Just tried out overclocking my i5 2500K to 4.0ghz using the auto turbo 4.0 setting in the bios. On an ASRock Extreme4 Gen 3 with a CM V6GT cpu cooler. 

Before OC @3400:
- idle temp 32
- full load intel burn test 5 pass 'high' max temp 56

@4000:
- idle temp 35
- full load intel burn test 5 pass 'high' max temp 68

Thoughts? Comments? 

Thanks


----------



## Johnny1982 (Oct 15, 2010)

I'd prefer a max temp of 60c or less for my overclock. My I3-550 is oc'ed from 3,20ghz to 4,10ghz using a Cooler Master Hyper 212+ cooler and have seen a max temp of 60c on 100% OCCT CPU load test. Mine is currently idling at 27c.

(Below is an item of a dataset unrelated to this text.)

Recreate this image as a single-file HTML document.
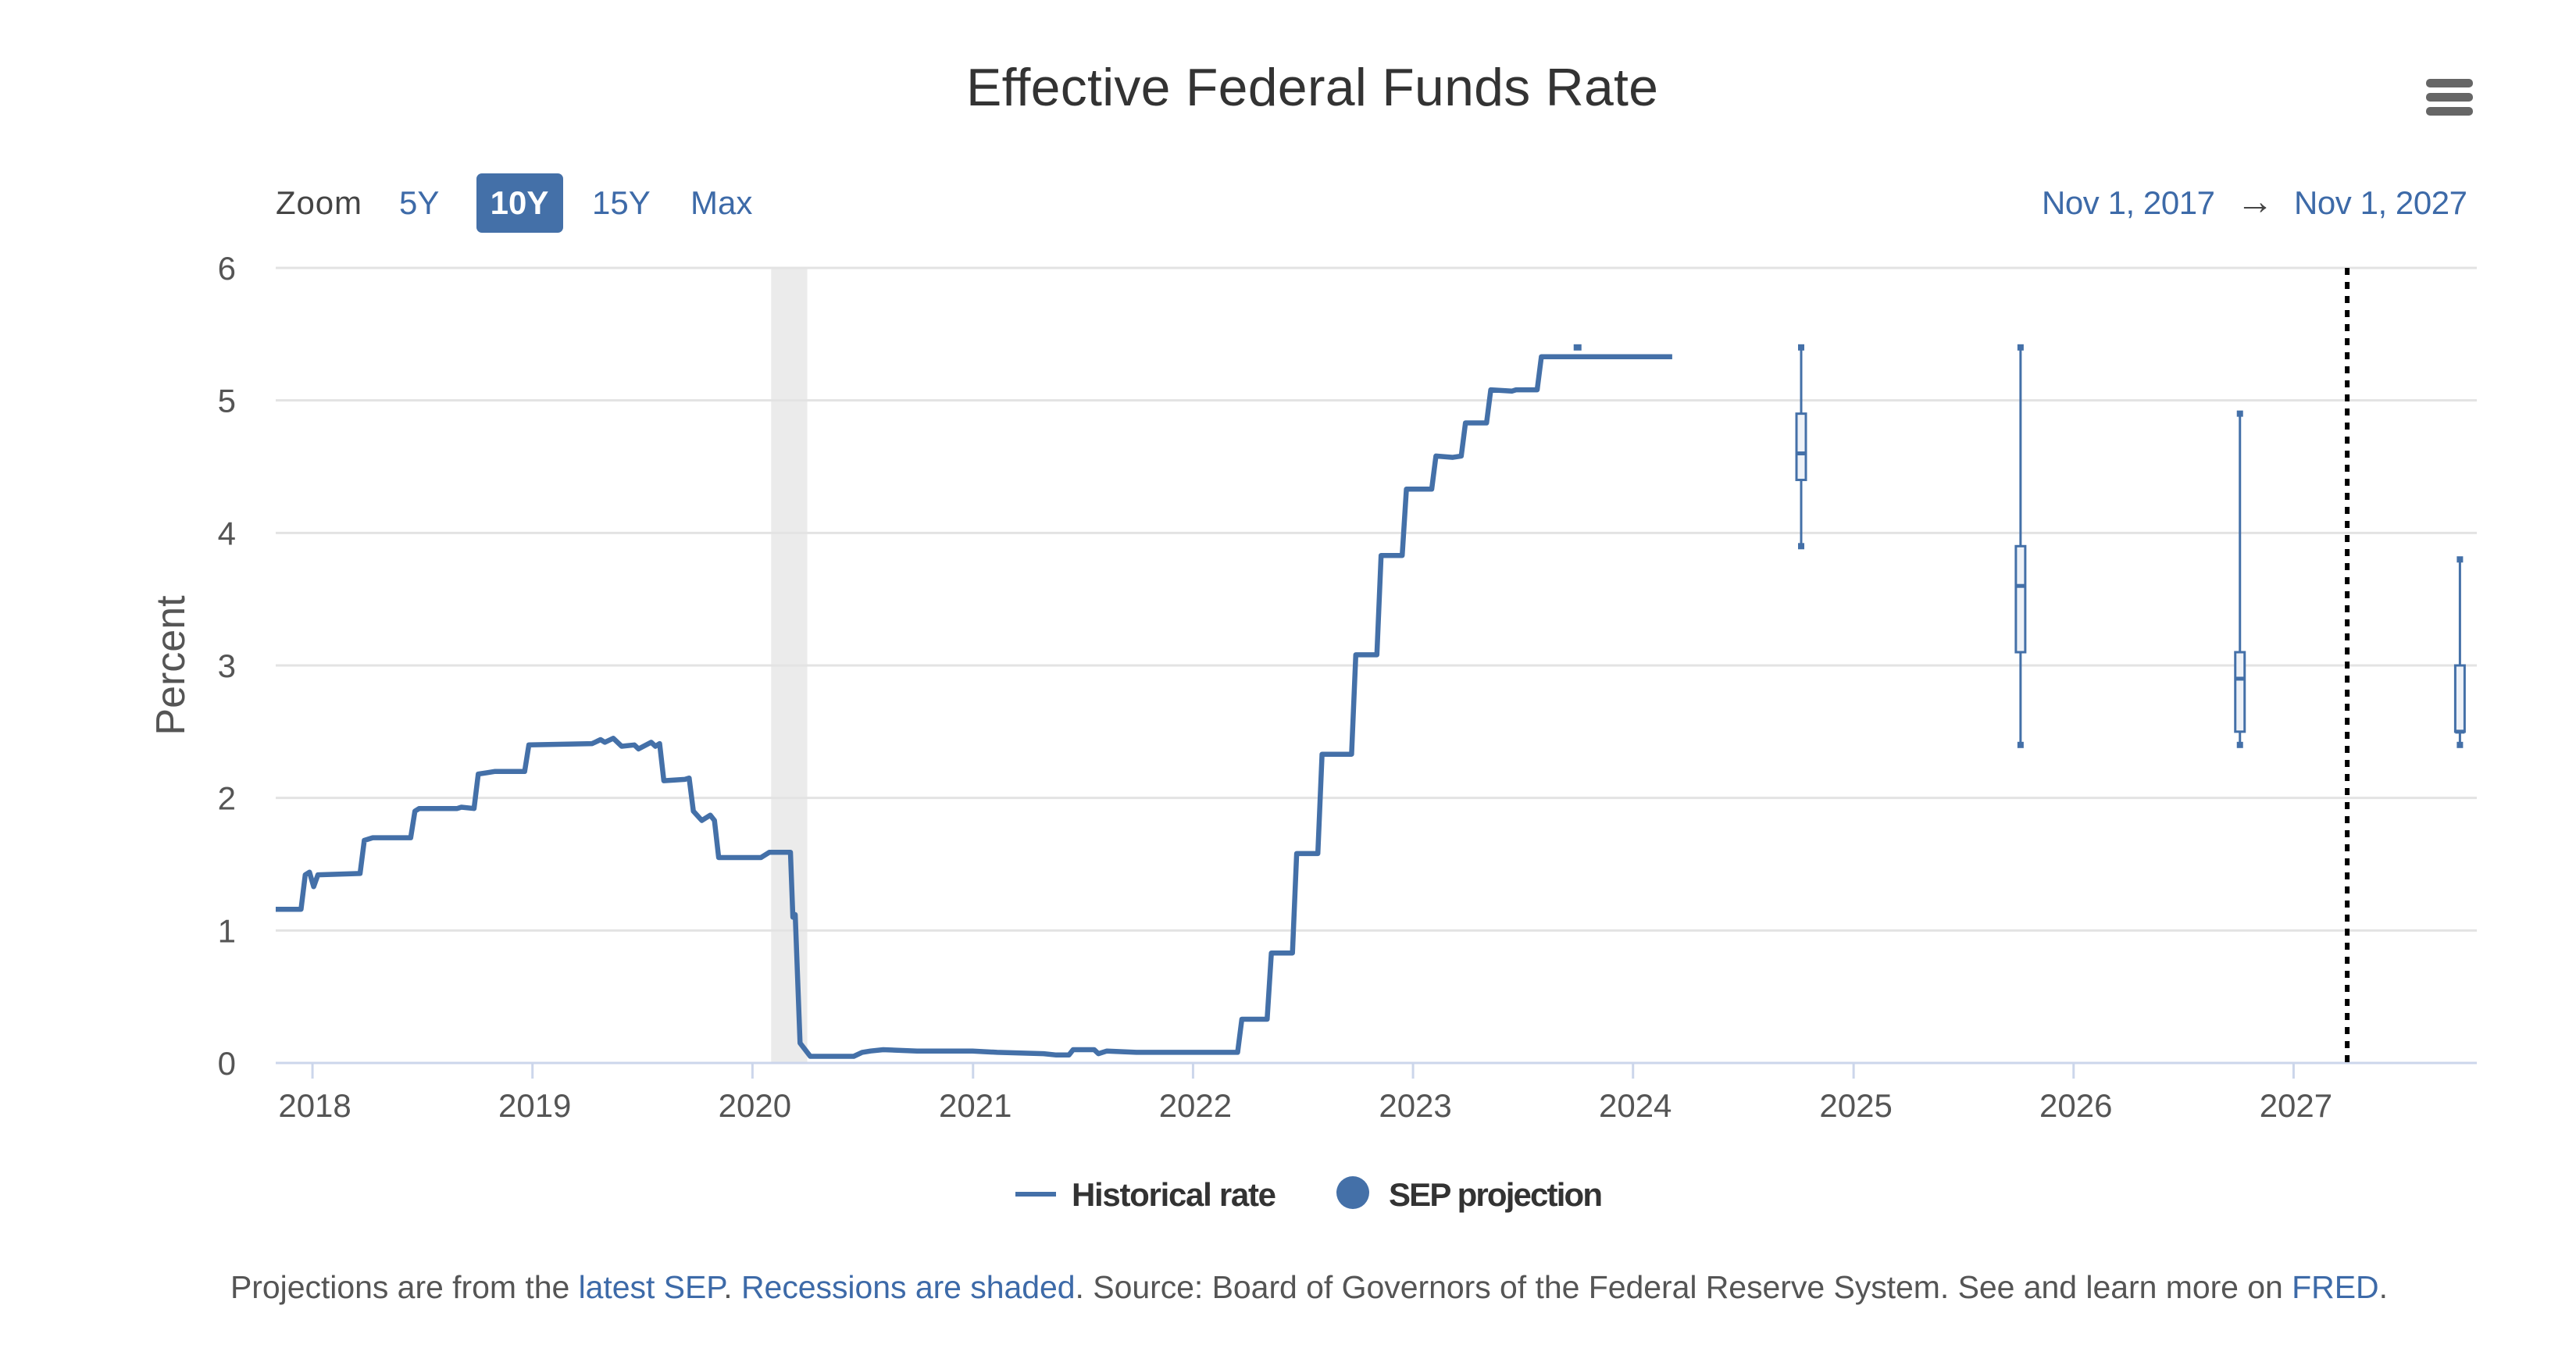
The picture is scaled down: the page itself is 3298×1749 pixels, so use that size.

Not too be funny or anything, but I skipped past the V6GT when I was looking for a cooler, as I read somewhere that it's not so effective.


----------



## adhunt99 (Mar 7, 2009)

Yeah tbh I don't have the best thermal paste on it so I could probably shave a few degrees. That said the 68 degrees is 100% load on all cores for minutes on end and it'd never get over 50 gaming.


----------



## Tyree (May 10, 2009)

68C is too hot.
Thermal paste "might" make a 3-5 C difference over time depending on what brand/type is used. 
I would be very cautious OC'ing with that PSU.


----------



## adhunt99 (Mar 7, 2009)

What's wrong with the psu it comes highly recommended and is nowhere near capacity?


----------



## greenbrucelee (Apr 24, 2007)

silverstone are ok but not the best.

Why not try an overclock manually? you would get better results but first you need better cooling.


----------



## adhunt99 (Mar 7, 2009)

I'm not really sure about overclocking manually, why would it be better than the auto settings? 

Currently, @4.0 it runs at 56 degrees in BF3 with everything maxed in game. Is that an acceptable temp to run for reasonable periods?

Also, I looked at the Corsair Hydro H80 (because I don't wanna water cool my whole system) - thoughts?


----------



## greenbrucelee (Apr 24, 2007)

it is a water cooler but just for cpu its ok but water cooling really doesn't have a big advantage over air cooling apart from noise.

56 degrees c is ok but you should test properly by running prime 95 for 7 hours whilst monitoring the temps.

Overclocking manually will get you better results its a fact. When you overclock with auto overclocking features the settings made are determined by the mobo manufacturer. My righ will overclock to 3.6 on auto overclocking whilst I Ihave done it manually and get 4GHz and have ran like that for 4 years and just to add to that I know for a fact that your cpu can get to 4.4GHz with no problems because I have done it for 3 clients.


----------



## adhunt99 (Mar 7, 2009)

OK thanks - would you mind telling me what settings I should try for a 4.4 manual?


----------



## greenbrucelee (Apr 24, 2007)

you have posted another thread which you didn't really need to do. You need better cooling before you try overclocking any more.


----------



## adhunt99 (Mar 7, 2009)

True but I thought it was a slightly diff topic and one which might be useful to others


----------